__Exercise__
Only the lines from the line containing "Give me the" through the line containing "const slotsPerHour = 4;" should be reproduced, please, with no pictures.

__Information provided__
· · · · · · ·
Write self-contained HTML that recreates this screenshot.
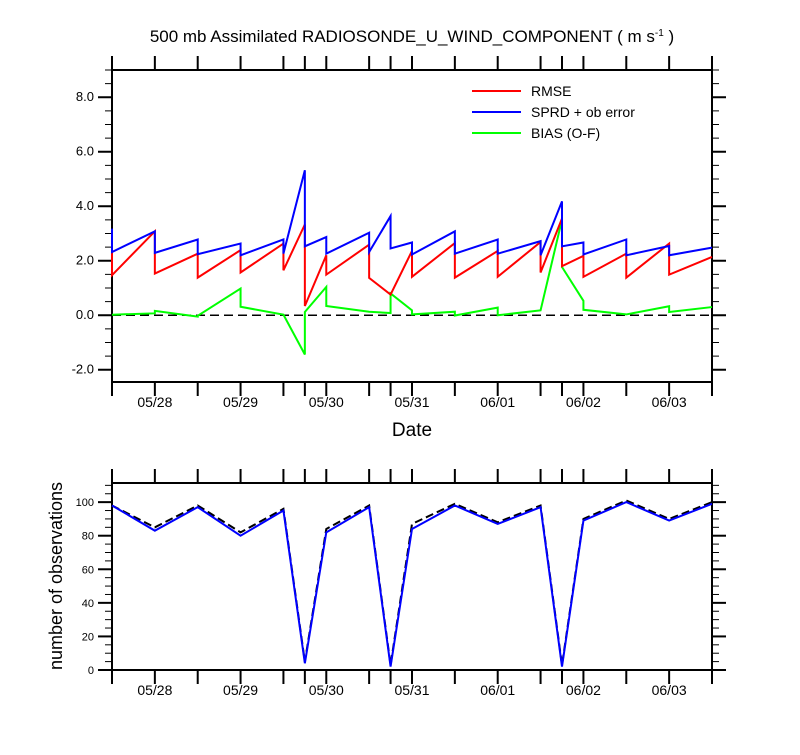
· · · · · · ·
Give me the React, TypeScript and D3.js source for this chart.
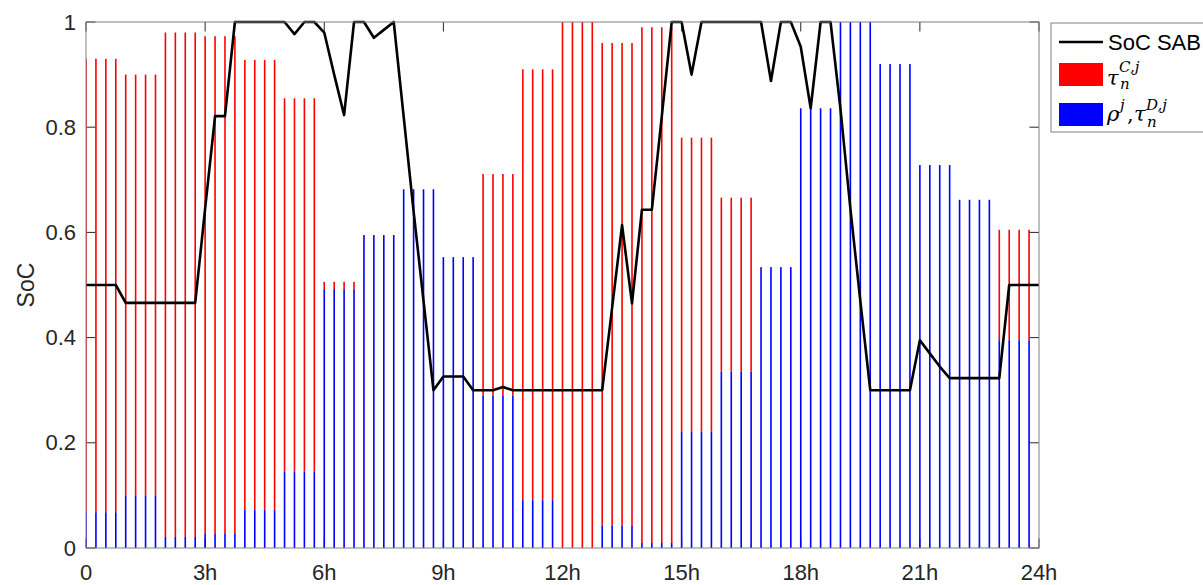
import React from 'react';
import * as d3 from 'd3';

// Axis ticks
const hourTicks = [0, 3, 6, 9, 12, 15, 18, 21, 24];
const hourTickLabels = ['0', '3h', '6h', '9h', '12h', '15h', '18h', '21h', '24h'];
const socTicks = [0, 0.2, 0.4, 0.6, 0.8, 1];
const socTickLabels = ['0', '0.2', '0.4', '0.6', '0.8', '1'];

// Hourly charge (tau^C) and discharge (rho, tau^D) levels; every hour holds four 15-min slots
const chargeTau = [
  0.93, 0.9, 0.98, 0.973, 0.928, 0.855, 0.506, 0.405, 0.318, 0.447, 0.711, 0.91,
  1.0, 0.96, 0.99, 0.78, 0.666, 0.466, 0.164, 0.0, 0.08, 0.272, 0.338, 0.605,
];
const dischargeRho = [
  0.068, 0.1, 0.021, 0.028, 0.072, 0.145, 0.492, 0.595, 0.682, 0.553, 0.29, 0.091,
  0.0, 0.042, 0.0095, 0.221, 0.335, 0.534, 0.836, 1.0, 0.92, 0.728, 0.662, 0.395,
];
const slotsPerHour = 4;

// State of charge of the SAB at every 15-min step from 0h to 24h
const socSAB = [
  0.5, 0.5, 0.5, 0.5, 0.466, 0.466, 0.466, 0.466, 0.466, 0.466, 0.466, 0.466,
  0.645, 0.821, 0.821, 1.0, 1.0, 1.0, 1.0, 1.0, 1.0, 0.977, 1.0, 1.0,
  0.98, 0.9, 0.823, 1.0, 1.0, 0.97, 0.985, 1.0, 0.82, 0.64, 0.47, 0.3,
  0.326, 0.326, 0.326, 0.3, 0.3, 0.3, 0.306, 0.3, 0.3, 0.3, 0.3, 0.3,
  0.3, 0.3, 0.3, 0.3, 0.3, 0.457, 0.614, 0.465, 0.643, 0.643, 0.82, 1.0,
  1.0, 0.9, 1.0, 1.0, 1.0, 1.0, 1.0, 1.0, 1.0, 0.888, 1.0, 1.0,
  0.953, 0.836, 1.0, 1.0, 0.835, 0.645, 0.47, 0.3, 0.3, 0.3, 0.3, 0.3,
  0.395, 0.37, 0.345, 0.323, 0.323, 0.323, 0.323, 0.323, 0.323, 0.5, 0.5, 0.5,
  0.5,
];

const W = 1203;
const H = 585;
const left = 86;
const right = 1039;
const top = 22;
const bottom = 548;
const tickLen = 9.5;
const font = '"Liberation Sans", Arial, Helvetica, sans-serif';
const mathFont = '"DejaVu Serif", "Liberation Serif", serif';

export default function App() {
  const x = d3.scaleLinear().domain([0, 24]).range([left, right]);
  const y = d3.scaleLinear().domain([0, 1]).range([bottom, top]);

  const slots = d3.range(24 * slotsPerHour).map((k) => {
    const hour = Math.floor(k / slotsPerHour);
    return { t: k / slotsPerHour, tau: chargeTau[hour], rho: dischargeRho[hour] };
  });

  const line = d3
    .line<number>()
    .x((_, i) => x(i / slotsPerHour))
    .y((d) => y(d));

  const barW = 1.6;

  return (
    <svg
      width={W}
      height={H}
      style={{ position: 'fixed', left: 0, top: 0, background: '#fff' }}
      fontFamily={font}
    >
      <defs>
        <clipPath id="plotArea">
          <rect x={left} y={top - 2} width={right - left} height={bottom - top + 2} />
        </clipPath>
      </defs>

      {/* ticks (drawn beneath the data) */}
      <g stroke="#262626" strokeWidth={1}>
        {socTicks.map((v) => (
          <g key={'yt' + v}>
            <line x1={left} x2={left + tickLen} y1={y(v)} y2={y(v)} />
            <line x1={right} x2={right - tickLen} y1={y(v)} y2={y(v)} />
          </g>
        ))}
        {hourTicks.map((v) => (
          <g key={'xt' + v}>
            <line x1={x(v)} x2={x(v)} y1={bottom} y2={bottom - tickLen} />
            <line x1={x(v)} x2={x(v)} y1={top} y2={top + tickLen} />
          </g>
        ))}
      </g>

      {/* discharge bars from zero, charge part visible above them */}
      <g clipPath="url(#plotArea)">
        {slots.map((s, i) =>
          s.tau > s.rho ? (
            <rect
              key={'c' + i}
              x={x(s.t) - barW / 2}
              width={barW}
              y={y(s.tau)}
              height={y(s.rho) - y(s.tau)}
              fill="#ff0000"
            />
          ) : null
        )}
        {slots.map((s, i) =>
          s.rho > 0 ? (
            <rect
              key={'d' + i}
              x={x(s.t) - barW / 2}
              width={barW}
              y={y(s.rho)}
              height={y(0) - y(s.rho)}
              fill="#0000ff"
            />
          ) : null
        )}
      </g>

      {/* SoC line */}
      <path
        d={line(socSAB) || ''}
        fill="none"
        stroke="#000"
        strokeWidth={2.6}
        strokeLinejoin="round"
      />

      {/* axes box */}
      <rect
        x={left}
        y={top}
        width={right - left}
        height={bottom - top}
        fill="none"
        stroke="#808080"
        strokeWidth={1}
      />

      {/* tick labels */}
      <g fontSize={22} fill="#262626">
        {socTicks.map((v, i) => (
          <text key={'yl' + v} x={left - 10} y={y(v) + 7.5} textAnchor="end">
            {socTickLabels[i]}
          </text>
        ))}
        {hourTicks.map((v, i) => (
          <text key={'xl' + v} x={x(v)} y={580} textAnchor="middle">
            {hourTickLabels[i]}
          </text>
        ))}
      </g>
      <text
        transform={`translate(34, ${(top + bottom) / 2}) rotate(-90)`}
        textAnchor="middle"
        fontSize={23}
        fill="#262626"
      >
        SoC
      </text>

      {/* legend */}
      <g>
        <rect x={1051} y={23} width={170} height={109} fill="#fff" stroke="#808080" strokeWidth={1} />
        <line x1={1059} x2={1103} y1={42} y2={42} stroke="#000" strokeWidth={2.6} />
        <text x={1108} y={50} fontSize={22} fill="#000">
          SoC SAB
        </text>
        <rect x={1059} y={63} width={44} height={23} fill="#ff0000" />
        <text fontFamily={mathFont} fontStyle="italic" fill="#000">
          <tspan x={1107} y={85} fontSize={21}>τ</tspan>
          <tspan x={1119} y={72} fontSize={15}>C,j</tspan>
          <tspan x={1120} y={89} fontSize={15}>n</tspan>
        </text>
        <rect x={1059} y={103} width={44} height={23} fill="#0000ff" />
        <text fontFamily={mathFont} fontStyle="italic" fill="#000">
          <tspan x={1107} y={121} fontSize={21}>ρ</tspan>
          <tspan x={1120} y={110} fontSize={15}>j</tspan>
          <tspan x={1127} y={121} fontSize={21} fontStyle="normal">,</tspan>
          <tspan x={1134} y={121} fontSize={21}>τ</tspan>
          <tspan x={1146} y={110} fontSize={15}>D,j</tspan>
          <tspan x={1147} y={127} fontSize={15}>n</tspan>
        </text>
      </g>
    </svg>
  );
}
· · · · · · ·
__Solution__
Give me the React, TypeScript and D3.js source for this chart.
import React from 'react';
import * as d3 from 'd3';

// Axis ticks
const hourTicks = [0, 3, 6, 9, 12, 15, 18, 21, 24];
const hourTickLabels = ['0', '3h', '6h', '9h', '12h', '15h', '18h', '21h', '24h'];
const socTicks = [0, 0.2, 0.4, 0.6, 0.8, 1];
const socTickLabels = ['0', '0.2', '0.4', '0.6', '0.8', '1'];

// Hourly charge (tau^C) and discharge (rho, tau^D) levels; every hour holds four 15-min slots
const chargeTau = [
  0.93, 0.9, 0.98, 0.973, 0.928, 0.855, 0.506, 0.405, 0.318, 0.447, 0.711, 0.91,
  1.0, 0.96, 0.99, 0.78, 0.666, 0.466, 0.164, 0.0, 0.08, 0.272, 0.338, 0.605,
];
const dischargeRho = [
  0.068, 0.1, 0.021, 0.028, 0.072, 0.145, 0.492, 0.595, 0.682, 0.553, 0.29, 0.091,
  0.0, 0.042, 0.0095, 0.221, 0.335, 0.534, 0.836, 1.0, 0.92, 0.728, 0.662, 0.395,
];
const slotsPerHour = 4;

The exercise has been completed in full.